The figure shows a flat network topology. Switches in a flat network are called spine and leaf switches (they are also called core and edge switches, depending on the topology and which document you read). In this presentation I will use the core and edge terminology. The one and only function of the core switches is to interconnect the edge switches. The edge switches connect the data center servers to the network. You can build any network topology with FabricPath, a flat network is not mandatory in a FabricPath enabled network.
All switches run the FabricPath protocol. The FabricPath protocol runs between the interfaces which are configured with the FabricPath command. These interfaces are called FabricPath core ports. In the FabricPath domain no Spanning-Tree is running. Edge switches connect the servers to the data center network, these ports are called Classical Ethernet (CE) edge ports. Edge ports are not aware of FabricPath and connect the Classical Ethernet world to the FabricPath network. CE ports run Spanning-Tree.
A VLAN created on a FabricPath enabled switch is by default in CE mode. VLANs in CE mode are not transported over the FabricPath domain. VLANs must be configured as a FabricPath VLAN to get transported over the FabricPath Domain. CE ports must be assigned to a FabricPath VLAN to get transported over the FabricPath domain. Every FabricPath VLAN is by default transported between the FabricPath core ports.
In the example server B connects via a tagged link to a CE port to S200. The VLANs server B uses are configured as FabricPath VLANs in S200. Therefor The VLANs are automatically transported over the FabricPath domain. The CE frame is always forwarded with the with the original 802.1Q tag included over the FabricPath domain.
The FabricPath IS-IS process runs at the control plane and determines the FabricPath forwarding topology. FabricPath IS-IS is based on the standard ISO/IEC 10589 specification. The FabricPath IS-IS process is completely seperated from an eventual OSI layer 3 IS-IS routing process running at the same switch. Standard IS-IS type-Length-Value (TLV) fields are used to exchange specific FabricPath information such as the FabricPath switch IDs. FabricPath IS-IS enables “routing” of frames at OSI layer 2. frames are routed based on switch IDs.
Switch ID routing tables are calculated by the shortest path first (SPF) algorithm and the best paths are installed in the routing table. Multiple equal cost paths to the same destination are installed in the routing table (up to 16). This enables FabricPath IS-IS ECMP.

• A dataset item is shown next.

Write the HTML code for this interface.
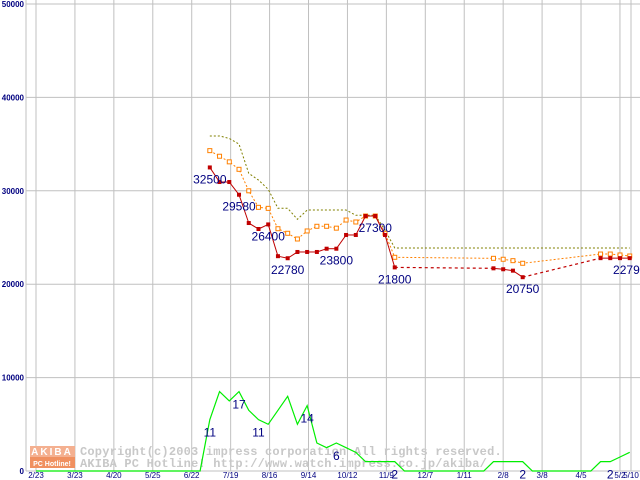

The switch ID (SID) is most important in a FabricPath domain. FabricPath routing decisions are based on the SID. Every switch in the FabricPath domain must be uniquely addressable by its FabricPath switch ID. The dynamic resource allocation protocol (DRAP) allocates switch IDs and forwarding tags (FTAGs), later more on FTAGs. By default the switch ID is selected randomly. The negotiation process executed by DRAP, after the IS-IS adjacency setup, ensures that every switch in the FabricPath domain is assigned a unique switch ID and ensures FTAG consistency. Only switches that feature an unique FabricPath switch ID will start data plane forwarding for their FabricPath interfaces. If a conflict is detected the DARP process selects a different random switch ID. Switch IDs can also be manually configured (which is considered best practice). In case of a clash between manually configured switch IDs the switches which are in conflict will stop data plane forwarding at their FabricPath interfaces.
When a Classical Ethernet frame hits a FabricPath core port it is encapsulated in a FabricPath frame. A 16 bit FabricPath header is prepended and a new CRC is calculated. The FabricPath header is called the outer MAC (OMAC). The encapsulated MAC of the CE frame is called the inner MAC (iMAC). The DA and SA fields of the encapsulated frame are called the internal DA (iDA) and the internal SA (iSA).

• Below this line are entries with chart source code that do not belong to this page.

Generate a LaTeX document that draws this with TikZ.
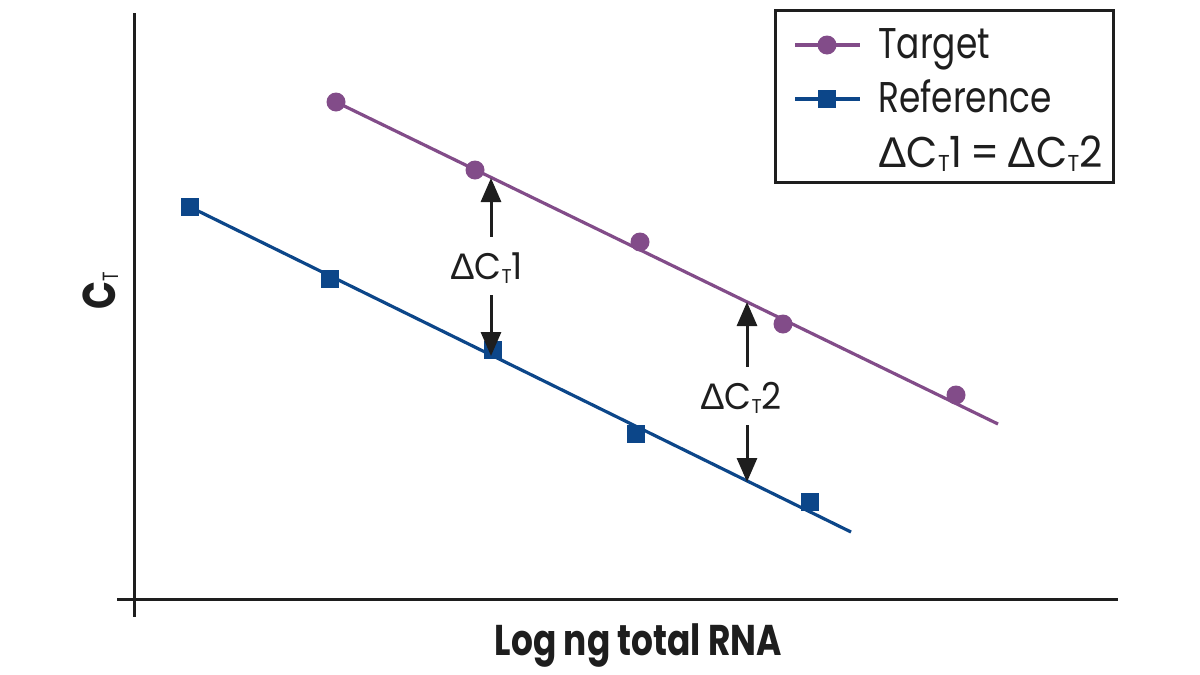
\documentclass[tikz,border=0pt]{standalone}
\usepackage{fontspec}
\setmainfont[FakeStretch=0.8]{Poppins}
\newfontfamily\dfont[FakeStretch=0.94]{Poppins}
\newfontfamily\gk[FakeStretch=1.0]{Liberation Sans}
\usetikzlibrary{arrows.meta,backgrounds}
\definecolor{tgt}{RGB}{130,76,137}
\definecolor{rfc}{RGB}{12,70,137}
\definecolor{ink}{RGB}{30,30,30}
\tikzset{
 axis/.style={line width=3pt, draw=ink},
 tline/.style={line width=3.2pt, draw=tgt},
 rline/.style={line width=3.2pt, draw=rfc},
 tpt/.style={circle, fill=tgt, minimum size=19pt, inner sep=0pt},
 rpt/.style={rectangle, fill=rfc, minimum size=18pt, inner sep=0pt},
 dlab/.style={font=\fontsize{37}{37}\selectfont\dfont, text height=26pt, text depth=0pt, inner xsep=0pt, inner ysep=16pt, anchor=base, text=ink},
 darrow/.style={line width=3pt, draw=ink, -{Triangle[length=24pt,width=20pt]}},
 legtext/.style={font=\fontsize{43}{43}\selectfont, anchor=base west, inner sep=0pt, text=ink},
 legbox/.style={draw=ink, line width=3pt, inner sep=0pt},
}
\newcommand\dct[2]{{\gk Δ}C\raisebox{-4pt}{\fontsize{#2}{#2}\selectfont T}#1}
\begin{document}
\begin{tikzpicture}[x=1pt,y=-1pt]
\useasboundingbox (0,0) rectangle (1200,675);
% axes
\coordinate (ytop) at (134,13);
\coordinate (ybot) at (134,617);
\coordinate (xl) at (117,599);
\coordinate (xr) at (1118,599);
\draw[axis] (ytop) -- (ybot);
\draw[axis] (xl) -- (xr);
% data points
\node[tpt] (t1) at (336,102) {};
\node[tpt] (t2) at (475,170) {};
\node[tpt] (t3) at (640,242) {};
\node[tpt] (t4) at (783,324) {};
\node[tpt] (t5) at (956,395) {};
\node[rpt] (r1) at (190,207) {};
\node[rpt] (r2) at (330,279) {};
\node[rpt] (r3) at (493,350) {};
\node[rpt] (r4) at (636,434) {};
\node[rpt] (r5) at (810,502) {};
\coordinate (tE) at (998,424);
\coordinate (rE) at (851,532);
\begin{scope}[on background layer]
\draw[tline] (t1.center) -- (tE);
\draw[rline] (r1.center) -- (rE);
\end{scope}
% delta arrows
\node[dlab] (l1) at (486.5,279) {\dct{1}{20}};
\coordinate (u1) at (491,178);
\coordinate (d1) at (491,356);
\draw[darrow] (l1.north -| u1) -- (u1);
\draw[darrow] (l1.south -| d1) -- (d1);
\node[dlab] (l2) at (741,409) {\dct{2}{20}};
\coordinate (u2) at (747,302);
\coordinate (d2) at (747,482);
\draw[darrow] (l2.north -| u2) -- (u2);
\draw[darrow] (l2.south -| d2) -- (d2);
% legend
\node[legbox, minimum width=338pt, minimum height=172pt] (leg) at (944,96) {};
\coordinate (lta) at (795,45);
\coordinate (ltb) at (860,45);
\draw[tline] (lta) -- (ltb);
\node[tpt] (lt) at (827,45) {};
\node[legtext] (ltt) at (878,58) {Target};
\coordinate (lra) at (795,99);
\coordinate (lrb) at (860,99);
\draw[rline] (lra) -- (lrb);
\node[rpt] (lr) at (827,99) {};
\node[legtext] (lrt) at (878,112) {Reference};
\node[legtext] (leq) at (878,167) {\dfont\dct{1}{23}\hspace{-3pt} = \hspace{-3pt}\dct{2}{23}};
% axis labels
\node[font=\fontsize{46}{46}\selectfont\bfseries, rotate=90, anchor=base, text=ink, inner sep=0pt] (ylab) at (115,291) {C\raisebox{-3pt}{\mdseries\fontsize{22}{22}\selectfont T}};
\node[font=\fontsize{43}{43}\selectfont\bfseries, anchor=base, text=ink, inner sep=0pt] (xlab) at (638.5,655) {Log ng total RNA};
\end{tikzpicture}
\end{document}
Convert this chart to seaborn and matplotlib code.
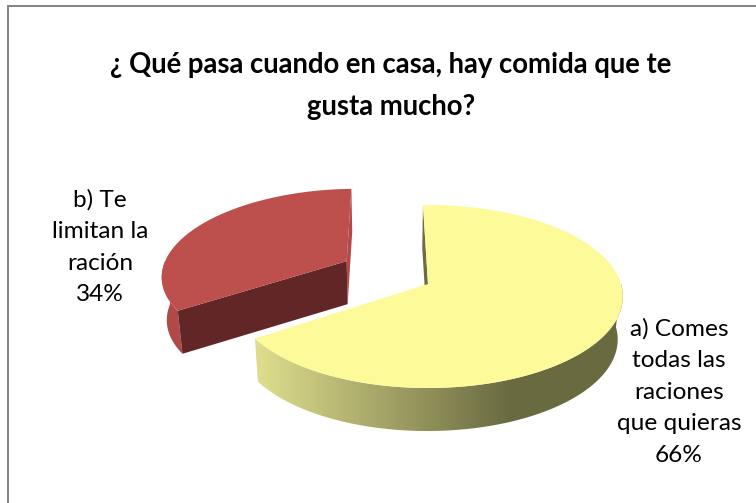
import numpy as np
import matplotlib
matplotlib.use("Agg")
import matplotlib.pyplot as plt
from matplotlib.colors import LinearSegmentedColormap
from matplotlib.patches import Polygon
import seaborn as sns

# Survey shares, in percent
category_lines = ["a) Comes\ntodas las\nraciones\nque quieras", "b) Te\nlimitan la\nración"]
shares = [66, 34]
title_text = "¿ Qué pasa cuando en casa, hay comida que te\ngusta mucho?"

sns.set_theme(style="white")
plt.rcParams["font.family"] = ["Lato", "DejaVu Sans"]

# Pie geometry in canvas pixels
CENTER = (428.0, 284.0)
RX, RY = 193.0, 89.8
PERSPECTIVE = 0.1366
DEPTH = 43.0
VANISH_X = 390.0
CONVERGE = 0.978
START_DEG = -1.7
EXPLODE = [0.0, 0.5]
RADIUS = [1.0, 0.97]
NUDGE = [(0.0, 0.0), (2.0, -3.0)]


def project(u, w):
    """Project a point of the pie's unit disc onto the canvas."""
    d = 1.0 - PERSPECTIVE * w
    return np.array([CENTER[0] + RX * u / d, CENTER[1] + RY * w / d])


def lower(p):
    """Move a top-face point down to the bottom face of the disc."""
    return np.array([VANISH_X + (p[0] - VANISH_X) * CONVERGE, p[1] + DEPTH])


def slice_outline(i, angles):
    """Return apex, arc points and front-facing mask of slice i."""
    a0, a1 = angles[i], angles[i + 1]
    mid = np.radians((a0 + a1) / 2)
    cu, cw = EXPLODE[i] * np.sin(mid), -EXPLODE[i] * np.cos(mid)
    t = np.radians(np.linspace(a0, a1, 400))
    apex = project(cu, cw)
    arc = project(cu + np.sin(t), cw - np.cos(t))
    # Shrink about the apex, then apply the slice's offset
    arc = apex[:, None] + (arc - apex[:, None]) * RADIUS[i]
    shift = np.array(NUDGE[i])
    apex = apex + shift
    arc = arc + shift[:, None]
    return apex, arc, -np.cos(t) >= 0.0


fig = plt.figure(figsize=(7.56, 5.03), dpi=100)
ax = fig.add_axes([0, 0, 1, 1])
ax.axis("off")

# Chart frame: top and left rules only
ax.plot([8, 8, 756], [503, 6, 6], color="#868686", lw=1.44, solid_joinstyle="miter")

angles = np.cumsum([START_DEG] + [s * 3.6 for s in shares])
TOP_COLORS = ["#fcfa99", "#bd4f4c"]


def face(points_a, points_b, **kw):
    """Fill the band between two runs of points."""
    return ax.fill(np.r_[points_a[0], points_b[0][::-1]], np.r_[points_a[1], points_b[1][::-1]], lw=0, **kw)


# Slice b
apex, arc, front = slice_outline(1, angles)
low_arc, low_apex = lower(arc), lower(apex)
face(arc[:, front], low_arc[:, front], color="#b04a48")
edge_end = arc[:, -1]
ax.fill([apex[0], edge_end[0], low_arc[0, -1], low_apex[0]],
        [apex[1], edge_end[1], low_arc[1, -1], low_apex[1]], color="#b14a48", lw=0)
ax.fill([apex[0], arc[0, 0], low_arc[0, 0], low_apex[0]],
        [apex[1], arc[1, 0], low_arc[1, 0], low_apex[1]], color="#622627", lw=0)
ax.fill(np.r_[apex[0], arc[0]], np.r_[apex[1], arc[1]], color=TOP_COLORS[1], lw=0)

# Slice a, with a horizontally shaded rim
apex, arc, front = slice_outline(0, angles)
low_arc, low_apex = lower(arc), lower(apex)
ax.fill([apex[0], arc[0, 0], low_arc[0, 0], low_apex[0]],
        [apex[1], arc[1, 0], low_arc[1, 0], low_apex[1]], color="#6d6d40", lw=0)
rim_xy = np.c_[np.r_[arc[0, front], low_arc[0, front][::-1]], np.r_[arc[1, front], low_arc[1, front][::-1]]]
rim = Polygon(rim_xy, closed=True, fc="none", ec="none")
ax.add_patch(rim)
rim_cmap = LinearSegmentedColormap.from_list("rim", ["#dcdc8c", "#696a40"])
ramp = np.clip((np.arange(250, 640) - 262) / (510 - 262), 0, 1)[None, :]
shade = ax.imshow(ramp, cmap=rim_cmap, vmin=0, vmax=1, aspect="auto",
                  extent=(250, 640, 450, 200), zorder=1.5)
shade.set_clip_path(rim)
ax.fill(np.r_[apex[0], arc[0]], np.r_[apex[1], arc[1]], color=TOP_COLORS[0], lw=0, zorder=2)

ax.set_xlim(0, 756)
ax.set_ylim(503, 0)

# Title and slice labels
ax.text(391, 86, title_text, ha="center", va="center", fontsize=19.8, fontweight="bold",
        color="black", linespacing=1.8)
ax.text(679, 392, f"{category_lines[0]}\n{shares[0]}%", ha="center", va="center",
        fontsize=17.6, color="black", linespacing=1.62)
ax.text(100, 247, f"{category_lines[1]}\n{shares[1]}%", ha="center", va="center",
        fontsize=17.6, color="black", linespacing=1.62)

fig.savefig("out.png", dpi=100)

The FabricPath address fields are encoded into the 48bit outer MAC address fields. The Outer Detestation address (ODA) and the outer Source address (OSA) both consist of the switch ID the sub-switch ID and the Port ID. Standard U/L (Universal/Local) and I/G (Individual/Group) bits are present in the MAC address.
Switch ID (SID): The 12 bit switch ID uniquely identifies every switch in the FabricPath domain. The switch ID can be used in the source (OSA) and destination address (ODA) of the frame.

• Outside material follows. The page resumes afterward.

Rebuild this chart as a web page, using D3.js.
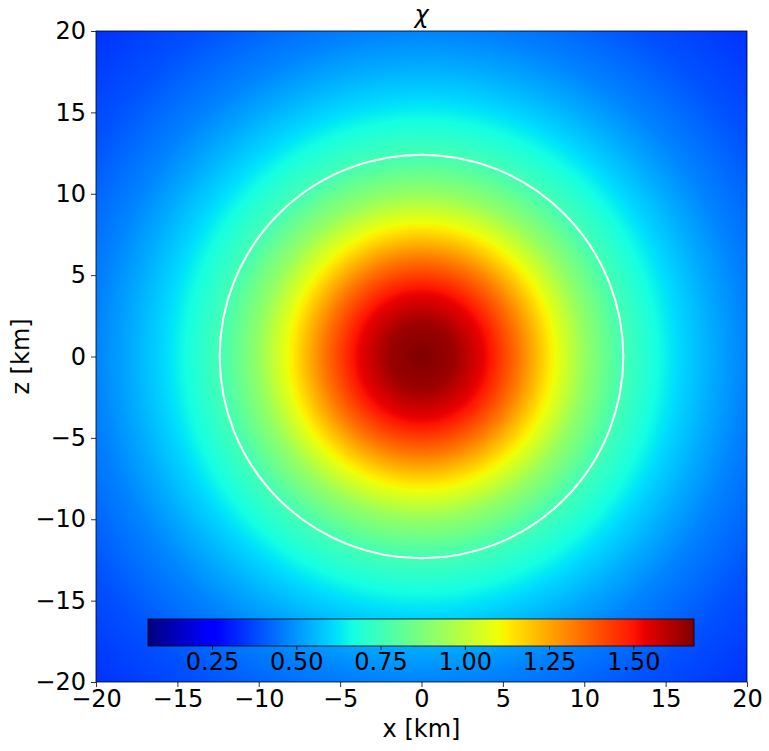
<!DOCTYPE html>
<html>
<head>
<meta charset="utf-8">
<script src="https://d3js.org/d3.v7.min.js"></script>
<style>
body{margin:0;background:#fff;}
svg text{font-family:"DejaVu Sans",sans-serif;fill:#000;}
</style>
</head>
<body>
<svg id="chart" width="769" height="751"></svg>
<script>
// ---- data ----
const radii   = [0, 2, 4, 6, 8, 10, 12, 14, 16, 18, 20, 24, 28.3];          // km
const chiVals = [1.68, 1.64, 1.52, 1.33, 1.12, 0.92, 0.78, 0.69, 0.60, 0.53, 0.47, 0.39, 0.34];
const xTicks = [-20, -15, -10, -5, 0, 5, 10, 15, 20];
const zTicks = [-20, -15, -10, -5, 0, 5, 10, 15, 20];
const cbarTicks = [0.25, 0.50, 0.75, 1.00, 1.25, 1.50];
const cbarDomain = [0.06, 1.68];
const circleRadius = 12.4; // km

// jet colormap (matplotlib segment data)
const jetR = d3.scaleLinear().domain([0, 0.35, 0.66, 0.89, 1]).range([0, 0, 1, 1, 0.5]).clamp(true);
const jetG = d3.scaleLinear().domain([0, 0.125, 0.375, 0.64, 0.91, 1]).range([0, 0, 1, 1, 0, 0]).clamp(true);
const jetB = d3.scaleLinear().domain([0, 0.11, 0.34, 0.65, 1]).range([0.5, 1, 1, 0, 0]).clamp(true);
const norm = d3.scaleLinear().domain(cbarDomain).range([0, 1]).clamp(true);
function jet(t){ return [jetR(t)*255, jetG(t)*255, jetB(t)*255]; }

const FS = 24;
const svg = d3.select("#chart");
const L = 96, R = 747, T = 31, B = 682;
const x = d3.scaleLinear().domain([-20, 20]).range([L, R]);
const z = d3.scaleLinear().domain([-20, 20]).range([B, T]);
const profile = d3.scaleLinear().domain(radii).range(chiVals).clamp(true);

// heatmap raster
const W = R - L, H = B - T;
const canvas = document.createElement("canvas");
canvas.width = W; canvas.height = H;
const ctx = canvas.getContext("2d");
const img = ctx.createImageData(W, H);
for (let j = 0; j < H; j++) {
  const zz = z.invert(T + j + 0.5);
  for (let i = 0; i < W; i++) {
    const xx = x.invert(L + i + 0.5);
    const c = jet(norm(profile(Math.hypot(xx, zz))));
    const k = (j * W + i) * 4;
    img.data[k] = c[0]; img.data[k+1] = c[1]; img.data[k+2] = c[2]; img.data[k+3] = 255;
  }
}
ctx.putImageData(img, 0, 0);
svg.append("image").attr("x", L).attr("y", T).attr("width", W).attr("height", H)
  .attr("preserveAspectRatio", "none").attr("href", canvas.toDataURL());

// circle
svg.append("circle").attr("cx", x(0)).attr("cy", z(0))
  .attr("r", x(circleRadius) - x(0))
  .attr("fill", "none").attr("stroke", "#fff").attr("stroke-width", 2);

// colorbar
const cbL = 148, cbR = 694, cbT = 619, cbB = 646;
const cbx = d3.scaleLinear().domain(cbarDomain).range([cbL, cbR]);
const cw = cbR - cbL;
const cc = document.createElement("canvas"); cc.width = cw; cc.height = 1;
const cctx = cc.getContext("2d"); const cimg = cctx.createImageData(cw, 1);
for (let i = 0; i < cw; i++) {
  const c = jet(norm(cbx.invert(cbL + i + 0.5)));
  cimg.data[i*4] = c[0]; cimg.data[i*4+1] = c[1]; cimg.data[i*4+2] = c[2]; cimg.data[i*4+3] = 255;
}
cctx.putImageData(cimg, 0, 0);
svg.append("image").attr("x", cbL).attr("y", cbT).attr("width", cw).attr("height", cbB - cbT)
  .attr("preserveAspectRatio", "none").attr("href", cc.toDataURL());
svg.append("rect").attr("x", cbL).attr("y", cbT).attr("width", cw).attr("height", cbB - cbT)
  .attr("fill", "none").attr("stroke", "#000").attr("stroke-width", 0.8);
const cbAxis = svg.append("g").attr("transform", `translate(0,${cbB})`)
  .call(d3.axisBottom(cbx).tickValues(cbarTicks).tickFormat(d3.format(".2f")).tickSizeOuter(0).tickSize(4).tickPadding(3));
cbAxis.select(".domain").remove();
cbAxis.selectAll("text").attr("font-size", FS).style("font-family", "DejaVu Sans");
cbAxis.selectAll("line").attr("stroke", "#000").attr("stroke-width", 0.8);

// axes
const fmt = d => (d < 0 ? "\u2212" + Math.abs(d) : "" + d);
const xa = svg.append("g").attr("transform", `translate(0,${B})`)
  .call(d3.axisBottom(x).tickValues(xTicks).tickFormat(fmt).tickSize(5).tickPadding(3).tickSizeOuter(0));
const za = svg.append("g").attr("transform", `translate(${L},0)`)
  .call(d3.axisLeft(z).tickValues(zTicks).tickFormat(fmt).tickSize(5).tickPadding(5).tickSizeOuter(0));
[xa, za].forEach(a => {
  a.select(".domain").remove();
  a.selectAll("text").attr("font-size", FS).style("font-family", "DejaVu Sans");
  a.selectAll("line").attr("stroke", "#000").attr("stroke-width", 0.8);
});
svg.append("rect").attr("x", L).attr("y", T).attr("width", W).attr("height", H)
  .attr("fill", "none").attr("stroke", "#000").attr("stroke-width", 0.8);

// labels
svg.append("text").attr("x", (L + R) / 2).attr("y", 23).attr("text-anchor", "middle")
  .attr("font-size", FS).attr("font-style", "italic").text("χ");
svg.append("text").attr("x", (L + R) / 2).attr("y", 737).attr("text-anchor", "middle")
  .attr("font-size", FS).text("x [km]");
svg.append("text").attr("transform", `translate(29,${(T + B) / 2}) rotate(-90)`).attr("text-anchor", "middle")
  .attr("font-size", FS).text("z [km]");
</script>
</body>
</html>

Sub-switch ID (sSID): identifies the VPC+ Port-Channel at a VPC+ switch pair. It addresses a specific VPC+ Port-Channel as source and/or destination address. This behavior can be turned of at the VPC switch pair. If switching on sub-switch ID is turned of the switch falls back on MAC switching based on the MAC table. The sub-switch ID is locally significant to a VPC+ switch pair. The sub-switch ID can be used in the source (OSA) and destination address (ODA) of the frame.
Port ID: also known as the Local Identifier (LID) can be used to address a specific physical or logical port at a switch. This allows the egress switch to directly deliver the frame to the right switch port without consulting the MAC table. The port ID is locally significant to each switch.
Ethernet Type: 0x8903 identifies the Ethernet frame as FabricPath frame.
FTAG: the function of the FTAG depends. If the frame is a multi-destination frame then the FTAG holds the Multi Destination Tree (MDT) number the multi destination frame is assigned to. The FTAG in a unicast frame holds the topology number where the unicast frame is assigned to. Each topology features its own MDTs. The default topology is topology 0.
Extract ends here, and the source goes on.